Written by veteran investigative journalist and historian Dr. Paul Lashmar, *Drax Hall* explores the full, unvarnished history of the Drax family, tracing their fortune and influence back to the 17th century, when founder James Drax built one of the first commercially successful sugar plantations on the Caribbean island and pioneered the brutal system of chattel slavery that would become the backbone of the transatlantic slave economy.
In an interview with Barbados TODAY, Lashmar explained that the book was a serendipitous six-year project, sparked by a moment of curiosity in the summer of 2020. Driving past the sprawling English country estate owned by Richard Drax, a wealthy former British Member of Parliament, Lashmar realized almost nothing had been published about the origins of the Drax family’s vast wealth, a gap he set out to fill. What began as a small inquiry into Richard Drax’s current assets quickly expanded when a source connected the family to the historic Drax Hall plantation in Barbados. Lashmar partnered with fellow former journalist Johnathan Smith to publish an initial investigative article revealing that Richard Drax remained the sole beneficiary of the 400-year-old plantation. The story drew international attention, particularly in countries like Barbados that have led global calls for reparations from nations and families that profited from slavery.

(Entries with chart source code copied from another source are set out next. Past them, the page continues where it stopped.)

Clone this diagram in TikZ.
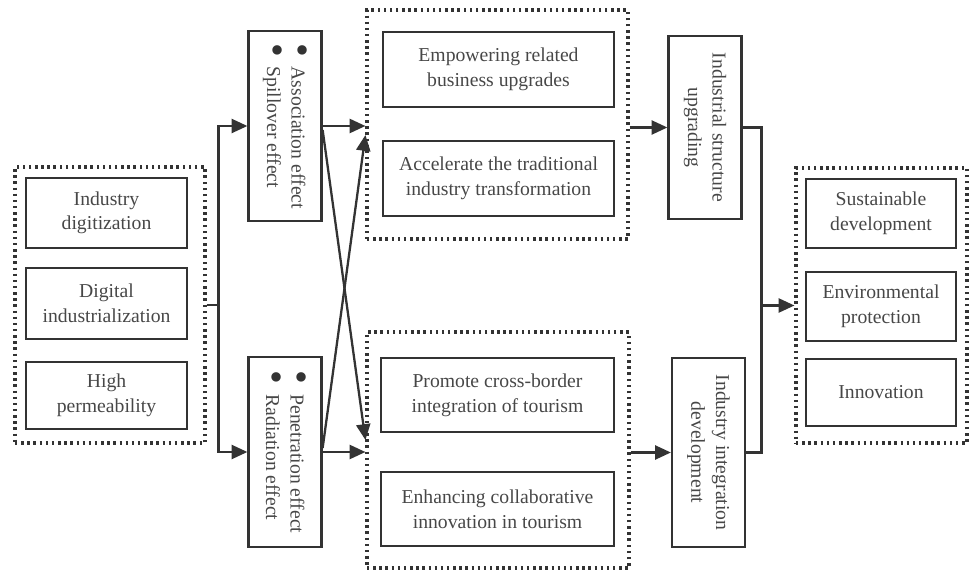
\documentclass[tikz,border=0pt]{standalone}
\usepackage{fontspec}
\setmainfont{Liberation Serif}
\usetikzlibrary{arrows.meta,calc}
\definecolor{ink}{HTML}{333333}
\definecolor{txt}{HTML}{474747}
\newcommand{\blt}{\raisebox{0.35ex}{\textcolor{ink}{\rule{0pt}{0pt}\scalebox{2}{\raisebox{-0.3ex}{\textbullet}}}}\ \ }
\begin{document}
\begin{tikzpicture}[x=0.02cm, y=-0.02cm,
    font=\rmfamily\fontsize{11.2}{14}\selectfont, text=txt,
    box/.style={draw=ink, line width=1.3pt, align=center, inner sep=0pt},
    grp/.style={draw=ink, line width=1.8pt, dash pattern=on 1.4pt off 2.1pt, inner sep=0pt},
    vbox/.style={box, minimum width=1.46cm},
    vtext/.style={rotate=-90, align=center, inner sep=0pt},
    arr/.style={draw=ink, line width=1.3pt, -{Triangle[length=9pt,width=8pt]}},
    ln/.style={draw=ink, line width=1.3pt}]
  \useasboundingbox (0,0) rectangle (969,573);
  % left group
  \node[grp, minimum width=3.8cm, minimum height=5.52cm] (grpL) at (110,305) {};
  \node[box, minimum width=3.22cm, minimum height=1.4cm] (l1) at (106.5,213) {Industry\\digitization};
  \node[box, minimum width=3.22cm, minimum height=1.42cm] (l2) at (106.5,303.5) {Digital\\industrialization};
  \node[box, minimum width=3.22cm, minimum height=1.34cm] (l3) at (106.5,395.5) {High\\permeability};
  % effect boxes
  \node[vbox, minimum height=3.8cm] (effA) at (285,126) {};
  \node[vtext, align=left] (effAt) at (effA) {\blt Association effect\\\blt Spillover effect};
  \node[vbox, minimum height=3.8cm] (effB) at (285,452) {};
  \node[vtext, align=left] (effBt) at (effB) {\blt Penetration effect\\\blt Radiation effect};
  % middle groups
  \node[grp, minimum width=5.22cm, minimum height=4.58cm] (grpT) at (497.5,124.5) {};
  \node[box, minimum width=4.62cm, minimum height=1.5cm] (t1) at (498.5,69.5) {Empowering related\\business upgrades};
  \node[box, minimum width=4.62cm, minimum height=1.5cm] (t2) at (498.5,178.5) {Accelerate the traditional\\industry transformation};
  \node[grp, minimum width=5.24cm, minimum height=4.72cm] (grpB) at (498,450) {};
  \node[box, minimum width=4.66cm, minimum height=1.48cm] (b1) at (497.5,395) {Promote cross-border\\integration of tourism};
  \node[box, minimum width=4.66cm, minimum height=1.48cm] (b2) at (497.5,509) {Enhancing collaborative\\innovation in tourism};
  % upgrading boxes
  \node[vbox, minimum height=3.66cm] (upC) at (705,127.5) {};
  \node[vtext] (upCt) at (upC) {Industrial structure\\upgrading};
  \node[vbox, minimum height=3.78cm] (upD) at (708.5,452.5) {};
  \node[vtext] (upDt) at (upD) {Industry integration\\development};
  % right group
  \node[grp, minimum width=3.42cm, minimum height=5.5cm] (grpR) at (881.5,305.5) {};
  \node[box, minimum width=3cm, minimum height=1.38cm] (r1) at (881,213.5) {Sustainable\\development};
  \node[box, minimum width=3cm, minimum height=1.38cm] (r2) at (881,306.5) {Environmental\\protection};
  \node[box, minimum width=3cm, minimum height=1.34cm] (r3) at (881,392.5) {Innovation};
  % connectors
  \coordinate (jl) at ($(grpL.east)+(12,0)$);
  \draw[ln] (grpL.east) -- (jl);
  \draw[arr] (jl) |- (effA.west);
  \draw[arr] (jl) |- (effB.west);
  \draw[arr] (effA.east) -- (effA.east -| grpT.west);
  \draw[arr] (effB.east) -- (effB.east -| grpB.west);
  \draw[arr] ($(effA.east)+(0,4)$) -- ($(effA.east -| grpB.west)+(0,314)$);
  \draw[arr] ($(effB.east)+(0,-4)$) -- ($(effB.east -| grpT.west)+(0,-317)$);
  \draw[arr] (upC.west -| grpT.east) -- (upC.west);
  \draw[arr] (upD.west -| grpB.east) -- (upD.west);
  \coordinate (jr) at ($(grpR.west)+(-33,0)$);
  \draw[ln] (upC.east) -| (jr) |- (upD.east);
  \draw[arr] (jr) -- (grpR.west);
\end{tikzpicture}
\end{document}
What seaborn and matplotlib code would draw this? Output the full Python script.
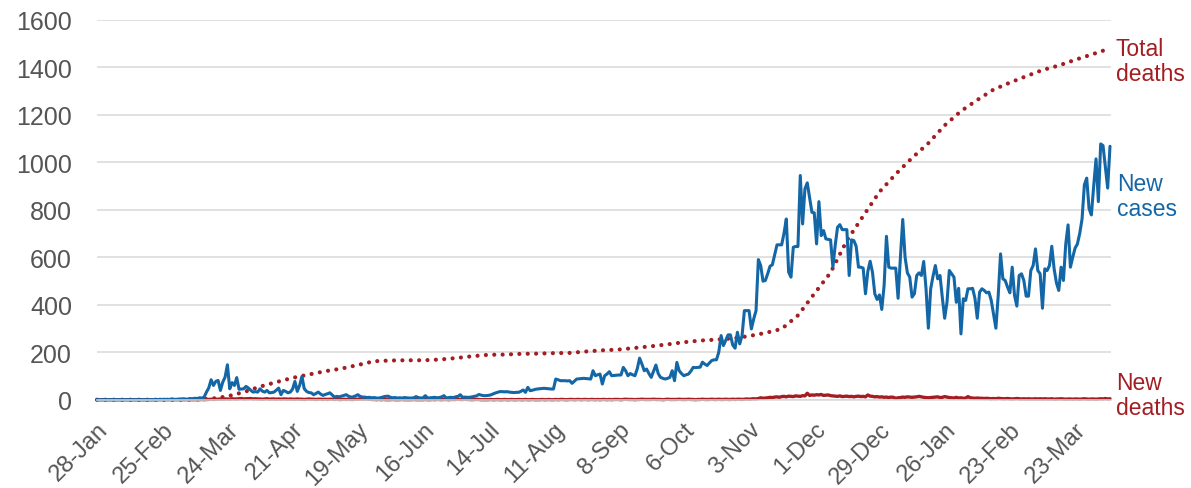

Over centuries, the Drax family’s ties to the institutionalization of chattel slavery run far deeper than land ownership, Lashmar’s research confirms. Just decades after James Drax first established Drax Hall, his son Henry Drax penned a widely circulated, still-extant manual that detailed the brutal management of enslaved labor on sugar plantations. A century later, another family member, Edward Earl Drax, updated the manual for a new generation of plantation owners; that document is now held in the collection of the Barbados Museum.
Lashmar emphasized that the sweeping history of the Drax family’s central role in building and normalizing chattel slavery had never been fully told by other historians, making the book a necessary work of public historical record. “As a journalist, I just thought this is an extraordinary story, very historically important, and I had to write it,” he said.
The book was officially launched last week at the Barbados Museum and Historical Society, and it has already earned strong reception from audiences in both Barbados and the United Kingdom, particularly among activists and scholars leading the global movement for reparations for transatlantic slavery. During the launch, Lashmar presented a copy of the work to David Comissiong, Barbados’ Ambassador to CARICOM, a leading figure in the Caribbean reparations movement.
While Lashmar declined to dictate specific policy or reparative actions to descendants of slave-owning families, he stressed that families with well-documented legacies of profiting from slavery have a responsibility to engage openly with their history and contribute to discussions about what appropriate reparations should look like for affected communities. The 400-year continuous ownership of Drax Hall by the Drax family, Lashmar argues, makes their story a critical lens through which to examine how the profits of slavery continue to shape wealth and power in the present day.